If we have made progress, then it has been very incremental, and that's after spending several years and billions of dollars, and stretching our military nearly to the breaking point. So, after all that expended effort, how are we supposed to get things to 100 percent functional?
 
Not to mention that right now there is a cholera epidemic in Kirkuk.
 
Note also this Spencer Ackerman piece that finds the DoD's Iraqi civ casualty figures are, to put it mildly, somewhat confused.

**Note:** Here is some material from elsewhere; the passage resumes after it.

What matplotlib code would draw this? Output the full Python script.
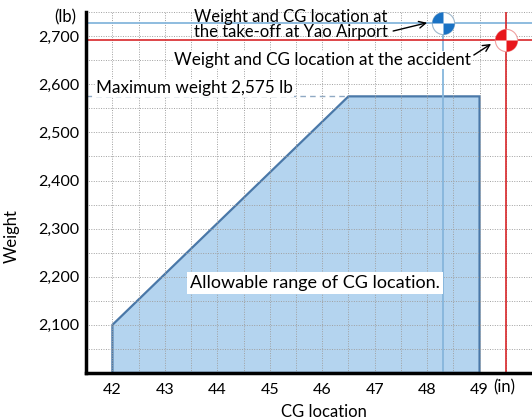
import matplotlib
matplotlib.use('Agg')
import matplotlib.pyplot as plt
from matplotlib.path import Path
from matplotlib.ticker import MultipleLocator

plt.rcParams['font.family'] = ['Lato', 'DejaVu Sans']

# allowable CG envelope (in, lb)
env_cg = [42.0, 42.0, 46.5, 49.0, 49.0]
env_wt = [2000, 2100, 2575, 2575, 2000]
max_weight = 2575

takeoff_cg = 48.3
takeoff_wt = 2728
accident_cg = 49.5
accident_wt = 2693

x_ticks = [42, 43, 44, 45, 46, 47, 48, 49]
y_ticks = [2100, 2200, 2300, 2400, 2500, 2600, 2700]
y_labels = ['2,100', '2,200', '2,300', '2,400', '2,500', '2,600', '2,700']

fig = plt.figure(figsize=(5.32, 4.2), dpi=100)
ax = fig.add_axes([0.162, 0.112, 0.838, 0.859])
ax.set_xlim(41.5, 50.0)
ax.set_ylim(2000, 2750)

ax.fill(env_cg, env_wt, facecolor='#b4d4ef', edgecolor='#4a78a8', lw=1.6, zorder=1)

ax.xaxis.set_minor_locator(MultipleLocator(0.5))
ax.yaxis.set_minor_locator(MultipleLocator(50))
ax.set_axisbelow(False)
ax.grid(True, which='both', color='#a0a0a0', linestyle=(0, (1, 1.5)), lw=0.7, zorder=1.5)

# max weight dashed line
ax.plot([41.5, 46.5], [max_weight, max_weight], color='#8fa9c4', lw=1, ls=(0, (4, 3)), zorder=2)

# take-off / accident lines
ax.axhline(takeoff_wt, color='#86b6dc', lw=1.3, zorder=3)
ax.axvline(takeoff_cg, color='#86b6dc', lw=1.3, zorder=3)
ax.axhline(accident_wt, color='#d8262a', lw=1.2, zorder=3)
ax.axvline(accident_cg, color='#d8262a', lw=1.2, zorder=3)

# CG symbol markers
quarters = Path.make_compound_path(Path.wedge(90, 180), Path.wedge(270, 360))
for cx, cy, col, ec in [(takeoff_cg, takeoff_wt, '#1a72c4', '#9fb8cc'),
                        (accident_cg, accident_wt, '#e8161b', '#f0a0a0')]:
    ax.plot(cx, cy, marker='o', ms=16, mfc='white', mec=ec, mew=0.8, zorder=5)
    ax.plot(cx, cy, marker=quarters, ms=16, mfc=col, mec='none', zorder=6)

ax.set_xticks(x_ticks)
ax.set_yticks(y_ticks)
ax.set_yticklabels(y_labels)
ax.tick_params(which='both', length=0, labelsize=11.5)
ax.tick_params(axis='x', pad=7)
ax.tick_params(axis='y', pad=5)

for s in ['top', 'right']:
    ax.spines[s].set_visible(False)
for s in ['left', 'bottom']:
    ax.spines[s].set_linewidth(2.5)
    ax.spines[s].set_zorder(7)

ax.set_xlabel('CG location', fontsize=12)
ax.xaxis.set_label_coords(0.534, -0.085)
ax.set_ylabel('Weight', fontsize=12)
ax.yaxis.set_label_coords(-0.148, 0.38)

ax.text(-0.022, 0.985, '(lb)', transform=ax.transAxes, ha='right', va='center', fontsize=12)
ax.text(0.937, -0.039, '(in)', transform=ax.transAxes, ha='center', va='center', fontsize=12)

ax.annotate('Weight and CG location at\nthe take-off at Yao Airport',
            xy=(48.0, 2728), xytext=(45.4, 2724), ha='center', va='center',
            fontsize=12, linespacing=0.9, zorder=4,
            arrowprops=dict(arrowstyle='->', color='black', lw=1,
                            shrinkA=2, shrinkB=0, relpos=(1.0, 0.25)))
ax.annotate('Weight and CG location at the accident',
            xy=(49.22, 2684), xytext=(46.0, 2650), ha='center', va='center',
            fontsize=12.3, zorder=4,
            bbox=dict(boxstyle='square,pad=0.05', fc='white', ec='none'),
            arrowprops=dict(arrowstyle='->', color='black', lw=1,
                            shrinkA=2, shrinkB=0, relpos=(1.0, 0.7)))
ax.text(43.56, 2592, 'Maximum weight 2,575 lb', ha='center', va='center', fontsize=12.3,
        bbox=dict(boxstyle='square,pad=0.05', fc='white', ec='none'), zorder=4)
ax.text(45.86, 2187, 'Allowable range of CG location.', ha='center', va='center', fontsize=13,
        bbox=dict(boxstyle='square,pad=0.15', fc='white', ec='none'), zorder=4)

fig.savefig('out.png', dpi=100)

http://www.tpmmuckraker.com/archives/004043.php
 
Oh goody, the surge is working. Bush is declaring victory (again). Notice how happy Bush and Condi look. David, you were so right all along. How could we ever have doubted you?
 
How do you win a war when the defeatism of the war's critics, encompassing an entire political party and a predominate portion of the nation's media, is so comprehensive that the mere fact that someone shoots back after two weeks is a sign of defeat? Then by all means tell me how we can win any war under such conditions. When you telegraph such an attitude to your enemies it doesn't take long for them to figure it all out; keep up an undercurrent of violence, a mediagenic bombing here, maybe if you're lucky kill a US soldier with the attendant headlines, and you can "win" by sheer default no matter what progress is objectively made and no matter how pathetically you perform on the battlefield. If you lose such a war then you lose solely by choice. If that's a choice your comfortable with, consequences be damned, so be it. However allowing for the success of such a strategy, one totally dependent on our own weaknesses, is not very wise and will not produce any favorable result. Yet far too many people seem to yearn for that result, and have written the story of defeat as often as it takes in in the hope that it comes true.